И я смотрел. Розовая краска на стенах дома облезла. Покрытые кафелем железобетонные подпорки, поддерживавшие балкон в европейском стиле, потрескались. Над домом, словно паутина, в беспорядке висели старые гирлянды с неоновыми лампами. В окнах торчали фонари немыслимого цвета. У меня не укладывалось в голове, что в этом полуразвалившемся «заведении для женщин» могла родиться Сино.
На наш зонтик будто упала капля дождя. Подняв головы, мы увидели в окнах второго этажа женщин, выставивших напоказ свои плечи и грудь. Все. как одна, подперев подбородок руками, облокотились на футоны[6], разложенные в окнах для проветривания. Припухшими глазами они молча смотрели на нас. Одна из них, вынув изо рта жвачку, бросила ее на зонтик Сино, и женщины дружно захихикали.
Сино, опустив глаза, молча пошла дальше, но пройдя немного, остановилась:
— Вам это странно? Извините! — проговорила она, как будто чувствовала себя виноватой, и с грустью добавила: — Я не хочу сказать ничего плохого про этих женщин, но в прежние времена они были другими. Раньше вообще люди иначе относились к своим обязанностям, а теперь все делают как попало. Я понимаю, времена меняются, но все же когда дзёро[7] опускаются так низко, это уж никуда не годится. Если бы отец узнал, он очень бы огорчился.

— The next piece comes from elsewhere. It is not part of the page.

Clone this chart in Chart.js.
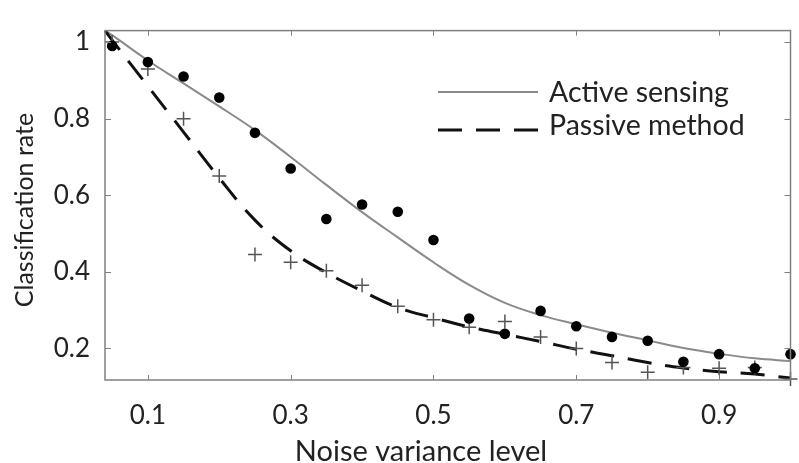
<!DOCTYPE html>
<html>
<head>
<meta charset="utf-8">
<script src="https://cdn.jsdelivr.net/npm/chart.js@4"></script>
<style>
  html, body { margin: 0; padding: 0; background: #fff; }
  #wrap { width: 799px; height: 463px; }
</style>
</head>
<body>
<div id="wrap"><canvas id="myChart"></canvas></div>
<script>
// measured points
var noiseLevels = [0.05, 0.1, 0.15, 0.2, 0.25, 0.3, 0.35, 0.4, 0.45, 0.5,
                   0.55, 0.6, 0.65, 0.7, 0.75, 0.8, 0.85, 0.9, 0.95, 1.0];
var activeRates = [0.99, 0.948, 0.91, 0.855, 0.763, 0.67, 0.538, 0.576, 0.557, 0.483,
                   0.278, 0.238, 0.298, 0.258, 0.23, 0.22, 0.165, 0.185, 0.148, 0.185];
var passiveRates = [1.0, 0.93, 0.8, 0.65, 0.445, 0.425, 0.403, 0.365, 0.31, 0.275,
                    0.255, 0.27, 0.23, 0.2, 0.163, 0.138, 0.15, 0.148, 0.15, 0.12];

// fitted curves
var fitLevels = [0.04, 0.05, 0.1, 0.15, 0.2, 0.25, 0.3, 0.35, 0.4, 0.45, 0.5,
                 0.55, 0.6, 0.65, 0.7, 0.75, 0.8, 0.85, 0.9, 0.95, 1.0];
var activeFit = [1.03, 1.018, 0.952, 0.892, 0.832, 0.77, 0.70, 0.627, 0.556, 0.49, 0.425,
                 0.366, 0.319, 0.287, 0.263, 0.241, 0.221, 0.201, 0.186, 0.174, 0.167];
var passiveFit = [1.03, 1.005, 0.885, 0.765, 0.645, 0.535, 0.455, 0.398, 0.35, 0.307, 0.28,
                  0.256, 0.237, 0.218, 0.198, 0.181, 0.163, 0.149, 0.139, 0.133, 0.1225];

var xTicks = [0.1, 0.3, 0.5, 0.7, 0.9];
var yTicks = [0.2, 0.4, 0.6, 0.8, 1.0];
var seriesNames = ["Active sensing", "Passive method"];
var xTitle = "Noise variance level";
var yTitle = "Classification rate";

var FONT = "Lato";
var TEXT = "#222";
var AXIS = "#808080";

function pairs(xs, ys) {
  return xs.map(function(x, i) { return { x: x, y: ys[i] }; });
}

// box with inward ticks on all four sides, axis titles and legend
var frame = {
  id: "frame",
  afterDatasetsDraw: function(chart) {
    var c = chart.ctx, a = chart.chartArea;
    var xs = chart.scales.x, ys = chart.scales.y;
    c.save();
    c.strokeStyle = AXIS;
    c.lineWidth = 1.5;
    c.strokeRect(a.left, a.top, a.right - a.left, a.bottom - a.top);
    c.lineWidth = 1;
    c.beginPath();
    xTicks.forEach(function(v) {
      var px = Math.round(xs.getPixelForValue(v)) + 0.5;
      c.moveTo(px, a.bottom); c.lineTo(px, a.bottom - 5);
      c.moveTo(px, a.top); c.lineTo(px, a.top + 5);
    });
    yTicks.forEach(function(v) {
      var py = Math.round(ys.getPixelForValue(v)) + 0.5;
      c.moveTo(a.left, py); c.lineTo(a.left + 6, py);
      c.moveTo(a.right, py); c.lineTo(a.right - 6, py);
    });
    c.stroke();

    // axis titles
    c.fillStyle = TEXT;
    c.textAlign = "center";
    c.textBaseline = "alphabetic";
    c.font = "29px " + FONT;
    c.fillText(xTitle, 421, 461);
    c.save();
    c.translate(33, 210);
    c.rotate(-Math.PI / 2);
    c.font = "25px " + FONT;
    c.fillText(yTitle, 0, 0);
    c.restore();

    // legend
    var lx = 438, lw = 100;
    var rows = [92, 130];
    var sets = [chart.data.datasets[2], chart.data.datasets[3]];
    c.textAlign = "left";
    sets.forEach(function(ds, i) {
      c.beginPath();
      c.strokeStyle = ds.borderColor;
      c.lineWidth = ds.borderWidth;
      c.setLineDash(ds.borderDash || []);
      c.moveTo(lx, rows[i]); c.lineTo(lx + lw, rows[i]);
      c.stroke();
      c.setLineDash([]);
      c.fillStyle = TEXT;
      c.font = "28.5px " + FONT;
      c.fillText(seriesNames[i], 549, [102, 135][i]);
    });
    c.restore();
  }
};

var ctx = document.getElementById("myChart");
var myChart = new Chart(ctx, {
  type: "scatter",
  data: {
    datasets: [{
      label: seriesNames[0] + " (data)",
      data: pairs(noiseLevels, activeRates),
      pointStyle: "circle",
      pointRadius: 5.3,
      backgroundColor: "#000",
      borderColor: "#000",
      borderWidth: 0,
      order: 0
    }, {
      label: seriesNames[1] + " (data)",
      data: pairs(noiseLevels, passiveRates),
      pointStyle: "cross",
      pointRadius: 7,
      borderColor: "#555",
      borderWidth: 1.5,
      order: 1
    }, {
      label: seriesNames[0],
      type: "line",
      data: pairs(fitLevels, activeFit),
      showLine: true,
      borderColor: "#8a8a8a",
      borderWidth: 2,
      pointRadius: 0,
      tension: 0.4,
      order: 3
    }, {
      label: seriesNames[1],
      type: "line",
      data: pairs(fitLevels, passiveFit),
      showLine: true,
      borderColor: "#111",
      borderWidth: 3,
      borderDash: [24, 14],
      pointRadius: 0,
      tension: 0.4,
      order: 2
    }]
  },
  options: {
    responsive: true,
    maintainAspectRatio: false,
    animation: false,
    clip: false,
    layout: { padding: { top: 15, right: 2, left: 0, bottom: 0 } },
    plugins: { legend: { display: false }, tooltip: { enabled: false } },
    scales: {
      x: {
        type: "linear",
        min: 0.04,
        max: 1.0,
        afterBuildTicks: function(s) { s.ticks = xTicks.map(function(v) { return { value: v }; }); },
        afterFit: function(s) { s.height = 83; },
        grid: { display: false, drawTicks: false },
        border: { display: false },
        ticks: {
          color: TEXT,
          padding: 20,
          font: { family: FONT, size: 26 },
          callback: function(v) { return v.toFixed(1); }
        },
        title: { display: false, text: xTitle }
      },
      y: {
        type: "linear",
        min: 0.1175,
        max: 1.03,
        afterBuildTicks: function(s) { s.ticks = yTicks.map(function(v) { return { value: v }; }); },
        afterFit: function(s) { s.width = 105; },
        grid: { display: false, drawTicks: false },
        border: { display: false },
        ticks: {
          color: TEXT,
          padding: 15,
          font: { family: FONT, size: 26 },
          callback: function(v) { return v === 1 ? "1" : v.toFixed(1); }
        },
        title: { display: false, text: yTitle }
      }
    }
  },
  plugins: [frame]
});
</script>
</body>
</html>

— Отец? А чем он занимается?
— Отец? — Она наклонила голову и улыбнулась. — Отец у меня непутевый человек. Теперь он болен. Такой беспомощный, что невозможно на него сердиться. В общем, я не знаю подробностей, знаю только, что он был старшим сыном владельца красильни в Тотиги, но усердия в учебе не обнаружил, и родители лишили его наследства. Тогда он вовсе перестал заниматься, без конца твердил, что он пропащий, никудышный человек. В конце концов запил и совсем опустился. В праздник бэнтэн[8] он надел свое лучшее шелковое хаори[9] и явился в «веселый квартал», назвавшись «стрелком из лука» — «атария». Так назывался мамин тир. Потом, узнав, насколько тяжела жизнь дзёро, он стал их жалеть и, чтобы хоть как-нибудь скрасить их существование, стал у них чем-то вроде советчика. Попадались среди них и хорошие женщины. Такой была О-Нака из дома Тонэро, она всегда меня жалела. Когда ей стало невмоготу заниматься своим ремеслом — у нее заболели легкие, а срок найма еще не истек, — она частенько наведывалась к отцу за советом. День ото дня ей становилось все хуже. В праздник фудо-мёо[10] она приняла яд, подмешав его в желе из агар-агара, и умерла. Эти женщины из Тонэро удивительно бездушны. Ни одна из них не позаботилась о ней, и все хлопоты, связанные с похоронами, отец взял на себя. Вечером гроб вынесли с черного хода и поставили на тележку. Отец тащил ее, а я подталкивала сзади. Помню, когда мы проходили по улице Наканотё, дворники поливали мостовую, черпая воду большими ковшами из бочек. Увидев гроб, они стали по одному присоединяться к нам. Проводили до самых ворот. Вот, пожалуй, и все, что я помню. Я была тогда еще маленькая.